Public support for gun prevention measures like background checks polls as high as 90 percent, per Politifact; 74 percent of NRA members support background checks prior to gun purchases. Gun violence prevention is truly a bipartisan cause, putting DeVos' reported proposal in a space of its own as uniquely inscrutable, inexplicable. In the post-Sandy Hook Elementary moment to February of this year, there had been 239 additional school shootings, according to a tally by the New York Times. One-hundred-and-thirty-eight more deaths after Sandy Hook.

I hate that I am on the phone to Barden. I hate that we are still trying to figure out how to sandbag our schools from apathy, an overabundance of assault weapons, legislative indifference. "The public support is not there for putting guns in the hands of teachers," Barden tells me with not a small note of tension. I feel my heart shattering as I do the research and take in picture after picture of little Daniel Barden.

These are my kids. They are still alive.

Often when we visit Danbury, the mall is empty — signs of ailing retail — so we head to the carousel. My 3-year-old daughter leaps up in her glittery light-up shoes and runs to the stationary chariot. She prefers it to the horses, which are still quite tall for a toddler. So the music starts and the carousel starts to spin, and we watch the horses gallop on their poles, each a different color, empty of children. Their cousins love the carousel, too, which they ride in a country that passed rigid gun control legislation in the wake of a mass shooting in Port Arthur, Tasmania, and has seen gun violence diminish markedly.

The work Barden and the other parents are doing at Sandy Hook Promise is capable of saving lives.
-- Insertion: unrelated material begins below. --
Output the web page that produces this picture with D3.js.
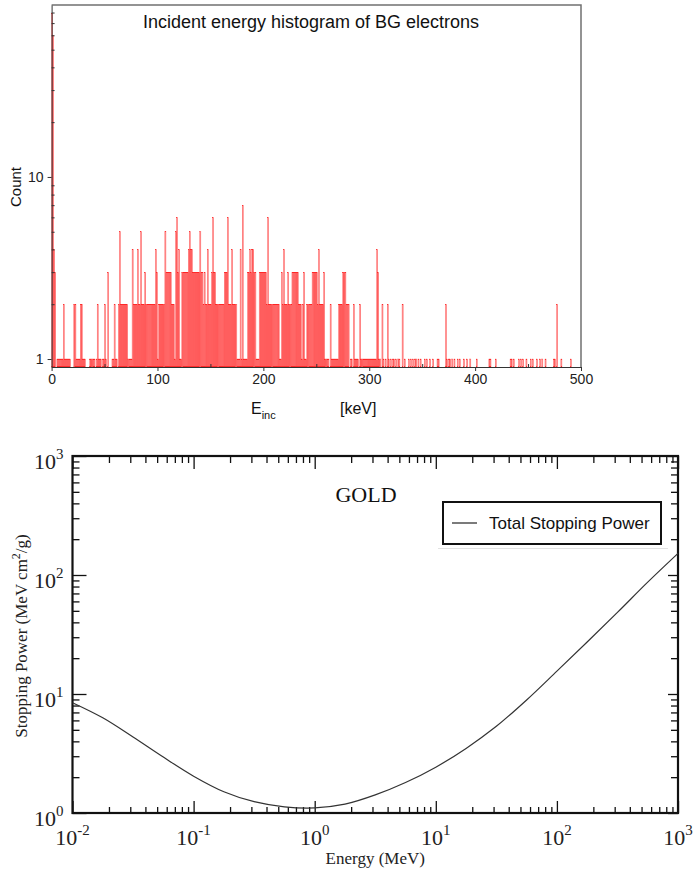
<!DOCTYPE html>
<html><head><meta charset="utf-8">
<script src="https://cdn.jsdelivr.net/npm/d3@7"></script>
<style>body{margin:0;background:#fff}svg{display:block}</style>
</head><body>
<svg id="c" width="695" height="870"></svg>
<script>
// ---------- Histogram data (bin start in keV, 1 keV bins) ----------
const histEnergy = [0,1,2,3,5,6,7,8,9,10,11,12,13,14,15,16,17,
21,22,23,24,25,26,27,28,29,30,31,36,37,38,39,40,42,43,44,45,46,48,49,50,51,53,57,58,59,60,61,
63,64,65,66,67,68,69,70,71,72,73,74,75,76,77,78,79,80,81,82,83,84,85,86,87,88,89,90,91,92,93,94,95,96,97,98,99,
100,101,102,103,104,105,106,107,108,109,110,111,112,113,114,115,116,117,118,119,120,121,122,
123,124,125,126,127,128,129,130,131,132,133,134,135,136,137,138,139,140,141,142,143,144,145,146,147,148,149,150,
151,152,153,154,155,156,157,158,159,160,161,162,163,164,165,166,167,168,169,170,171,172,173,174,175,176,177,178,179,180,
181,182,183,184,185,186,187,188,189,190,191,192,193,194,195,196,197,198,199,200,
201,202,203,204,205,206,207,208,209,210,211,212,213,214,215,216,217,218,219,220,221,222,223,224,225,226,227,228,229,230,231,232,233,234,235,236,237,238,239,240,241,242,243,244,245,246,247,248,249,250,
251,252,253,254,255,256,257,258,259,260,261,263,264,265,266,267,268,269,270,271,272,273,274,275,276,277,278,279,280,282,283,285,286,287,288,289,291,
292,293,294,295,296,297,298,299,300,301,302,303,304,305,306,307,308,309,310,312,313,315,317,318,320,322,323,325,327,328,331,333,
337,339,341,343,344,346,348,352,354,357,360,364,365,372,373,375,376,378,380,383,385,389,392,395,401,
413,414,419,433,434,436,441,443,445,448,452,454,458,461,463,466,474,475,477,481,490];
const histCount = [79,60,4,3,1,1,1,1,1,1,2,1,1,1,1,1,1,
2,2,1,1,1,1,2,2,1,1,1,1,1,1,1,1,1,2,1,1,1,1,1,2,1,3,1,1,2,1,1,
2,5,2,2,2,2,2,2,2,1,1,1,1,4,2,2,2,2,4,2,2,5,2,2,2,3,2,2,2,2,2,2,2,2,2,4,3,
1,2,2,2,2,2,2,5,3,3,3,3,3,2,2,2,1,5,6,3,4,1,1,
3,3,3,3,3,3,4,5,4,4,3,3,3,3,3,3,3,5,3,3,2,3,2,2,4,2,2,2,
3,6,3,3,2,2,2,2,2,2,2,2,3,3,3,6,2,2,2,4,2,2,2,2,1,1,1,4,1,7,
1,1,1,1,3,3,4,3,4,4,3,3,1,1,1,3,3,3,3,3,
3,3,2,6,2,2,2,2,2,2,2,2,2,2,1,1,3,2,4,2,2,2,3,2,2,2,3,3,3,3,3,3,2,2,2,1,2,3,1,1,2,2,2,2,2,3,3,3,3,3,
2,4,2,2,2,2,3,1,1,1,1,2,1,1,1,1,1,1,1,2,2,2,2,3,3,3,2,2,2,1,1,2,1,1,1,1,2,
1,1,1,1,1,1,1,1,1,1,1,1,1,1,1,4,3,1,1,2,1,1,2,1,1,1,1,1,1,1,2,1,
1,1,1,1,1,1,1,1,1,1,1,1,1,2,1,1,1,1,1,1,1,1,1,1,1,
1,1,1,1,1,1,1,1,1,1,1,1,1,1,1,1,1,1,2,1,1];
const histXTicks = [0,100,200,300,400,500];
const histXMinor = [50,150,250,350,450];
const histYTicks = [1,10];
const histYMinor = [2,3,4,5,6,7,8,9,20,30,40,50,60,70,80];

// ---------- Stopping power data (gold), read at quarter decades ----------
const spEnergy = [0.01,0.01778,0.03162,0.05623,0.1,0.1778,0.3162,0.5623,1,1.778,3.162,5.623,10,17.78,31.62,56.23,100,177.8,316.2,562.3,1000];
const spValue  = [8.45,6.31,4.35,2.95,2.04,1.51,1.245,1.127,1.104,1.186,1.419,1.803,2.427,3.49,5.35,8.91,15.56,27.35,48.5,87.1,152];
const spXTicks = [0.01,0.1,1,10,100,1000];
const spXExp = ["-2","-1","0","1","2","3"];
const spYTicks = [1,10,100,1000];
const spYExp = ["0","1","2","3"];
const spMinor = [2,3,4,5,6,7,8,9];

const svg = d3.select("#c");

// ================= TOP: histogram =================
const H = {l:51.6, r:581, t:5, b:367};
const hx = d3.scaleLinear().domain([0,500]).range([H.l,H.r]);
const hy = d3.scaleLog().domain([0.904,88]).range([H.b,H.t]);
const sans = "'Liberation Sans', Arial, sans-serif";

const bars = svg.append("g");
const bw = hx(1)-hx(0);
bars.selectAll("rect").data(d3.range(histEnergy.length)).join("rect")
  .attr("x", i=>hx(histEnergy[i]))
  .attr("width", bw)
  .attr("y", i=>hy(histCount[i]))
  .attr("height", i=>H.b-hy(histCount[i]))
  .attr("fill", "rgba(255,70,70,0.5)")
  .attr("stroke", "#ff1010").attr("stroke-width", 0.3);

// frame top/right (gray)
svg.append("path").attr("d", `M${H.l},${H.t}H${H.r}V${H.b}`)
  .attr("fill","none").attr("stroke","#707070").attr("stroke-width",1.5);

function styleAxis(g, color){
  g.selectAll("path.domain").attr("stroke", color);
  g.selectAll(".tick line").attr("stroke", color);
}
// bottom axis
const hxAxis = svg.append("g").attr("transform",`translate(0,${H.b})`)
  .call(d3.axisBottom(hx).tickValues(histXTicks).tickSize(4).tickSizeOuter(0).tickPadding(3));
hxAxis.selectAll("text").attr("font-family",sans).attr("font-size",14).attr("fill","#222");
styleAxis(hxAxis,"#333");
const hxMinor = svg.append("g").attr("transform",`translate(0,${H.b})`)
  .call(d3.axisBottom(hx).tickValues(histXMinor).tickSize(-3).tickSizeOuter(0).tickFormat(""));
hxMinor.select("path.domain").remove(); styleAxis(hxMinor,"#333");
// left axis
const hyAxis = svg.append("g").attr("transform",`translate(${H.l},0)`)
  .call(d3.axisLeft(hy).tickValues(histYTicks).tickFormat(d3.format("d")).tickSize(4).tickSizeOuter(0).tickPadding(4));
hyAxis.selectAll("text").attr("font-family",sans).attr("font-size",14).attr("fill","#222");
styleAxis(hyAxis,"#333");
const hyMinor = svg.append("g").attr("transform",`translate(${H.l},0)`)
  .call(d3.axisLeft(hy).tickValues(histYMinor).tickSize(-3).tickSizeOuter(0).tickFormat(""));
hyMinor.select("path.domain").remove(); styleAxis(hyMinor,"#333");

svg.append("text").attr("x",311).attr("y",28).attr("text-anchor","middle")
  .attr("font-family",sans).attr("font-size",18).attr("fill","#111")
  .text("Incident energy histogram of BG electrons");
svg.append("text").attr("transform","translate(21,187) rotate(-90)").attr("text-anchor","middle")
  .attr("font-family",sans).attr("font-size",15).attr("fill","#111").text("Count");
const xl = svg.append("text").attr("x",251).attr("y",414)
  .attr("font-family",sans).attr("font-size",16).attr("fill","#111");
xl.append("tspan").text("E");
xl.append("tspan").attr("font-size",11).attr("dy",5).text("inc");
svg.append("text").attr("x",340).attr("y",414)
  .attr("font-family",sans).attr("font-size",16).attr("fill","#111").text("[keV]");

// ================= BOTTOM: stopping power =================
const P = {l:72.5, r:678, t:456, b:813};
const px = d3.scaleLog().domain([0.01,1000]).range([P.l,P.r]);
const py = d3.scaleLog().domain([1,1000]).range([P.b,P.t]);
const serif = "'Liberation Serif', 'Times New Roman', serif";

const xMinorVals = [], yMinorVals = [];
spXTicks.slice(0,-1).forEach(d=>spMinor.forEach(m=>xMinorVals.push(d*m)));
spYTicks.slice(0,-1).forEach(d=>spMinor.forEach(m=>yMinorVals.push(d*m)));

function tickAxis(axisFn, scale, vals, size, tr){
  const g = svg.append("g").attr("transform",tr)
    .call(axisFn(scale).tickValues(vals).tickSize(size).tickSizeOuter(0).tickFormat(""));
  g.select("path.domain").remove();
  g.selectAll(".tick line").attr("stroke","#111").attr("stroke-width",1.3);
  return g;
}
tickAxis(d3.axisBottom, px, spXTicks, -12, `translate(0,${P.b})`);
tickAxis(d3.axisBottom, px, xMinorVals, -6, `translate(0,${P.b})`);
tickAxis(d3.axisTop, px, spXTicks, -13, `translate(0,${P.t})`);
tickAxis(d3.axisTop, px, xMinorVals, -7, `translate(0,${P.t})`);
tickAxis(d3.axisLeft, py, spYTicks, -14, `translate(${P.l},0)`);
tickAxis(d3.axisLeft, py, yMinorVals, -7, `translate(${P.l},0)`);
tickAxis(d3.axisRight, py, spYTicks, -10, `translate(${P.r},0)`);
tickAxis(d3.axisRight, py, yMinorVals, -7, `translate(${P.r},0)`);

svg.append("rect").attr("x",P.l).attr("y",P.t).attr("width",P.r-P.l).attr("height",P.b-P.t)
  .attr("fill","none").attr("stroke","#111").attr("stroke-width",2.2);

// x tick labels
spXTicks.forEach((d,i)=>{
  const t = svg.append("text").attr("x",px(d)).attr("y",P.b+32).attr("text-anchor","middle")
    .attr("font-family",serif).attr("font-size",22).attr("fill","#222");
  t.append("tspan").text("10");
  t.append("tspan").attr("font-size",15).attr("dy",-10).text(spXExp[i]);
});
// y tick labels
spYTicks.forEach((d,i)=>{
  const t = svg.append("text").attr("x",P.l-9).attr("y",py(d)+13).attr("text-anchor","end")
    .attr("font-family",serif).attr("font-size",22).attr("fill","#222");
  t.append("tspan").text("10");
  t.append("tspan").attr("font-size",15).attr("dy",-10).text(spYExp[i]);
});

// curve
const line = d3.line().x((d,i)=>px(spEnergy[i])).y((d,i)=>py(spValue[i])).curve(d3.curveCatmullRom.alpha(0.5));
svg.append("path").attr("d", line(spEnergy)).attr("fill","none")
  .attr("stroke","#333").attr("stroke-width",1.2);

// title
svg.append("text").attr("x",366).attr("y",502).attr("text-anchor","middle")
  .attr("font-family",serif).attr("font-size",22).attr("fill","#111").text("GOLD");

// legend
svg.append("line").attr("x1",438).attr("x2",668).attr("y1",548.5).attr("y2",548.5)
  .attr("stroke","#e2e2e2").attr("stroke-width",1);
svg.append("rect").attr("x",443).attr("y",502).attr("width",218).attr("height",42)
  .attr("fill","#fff").attr("stroke","#111").attr("stroke-width",2);
svg.append("line").attr("x1",452).attr("x2",477).attr("y1",523).attr("y2",523)
  .attr("stroke","#333").attr("stroke-width",1.3);
svg.append("text").attr("x",489).attr("y",529)
  .attr("font-family",sans).attr("font-size",17).attr("fill","#111").text("Total Stopping Power");

// axis titles
svg.append("text").attr("x",P.l+(P.r-P.l)/2).attr("y",864).attr("text-anchor","middle")
  .attr("font-family",serif).attr("font-size",17).attr("fill","#222").text("Energy (MeV)");
const yt = svg.append("text").attr("transform","translate(27,636) rotate(-90)").attr("text-anchor","middle")
  .attr("font-family",serif).attr("font-size",17).attr("fill","#222");
yt.append("tspan").text("Stopping Power (MeV cm");
yt.append("tspan").attr("font-size",12).attr("dy",-7).text("2");
yt.append("tspan").attr("dy",7).text("/g)");
</script>
</body></html>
I think about the kids who might be riding that carousel, if gun violence hadn't taken their lives. I think about the futile, damaging work that the U.S. government is doing.

Barden feels the same. "We have a solution that we know works. We already are collecting data, we already have anecdotal evidence from the field that it works, and it's only going to get better," he tells me. "So let us do our work — that's the answer."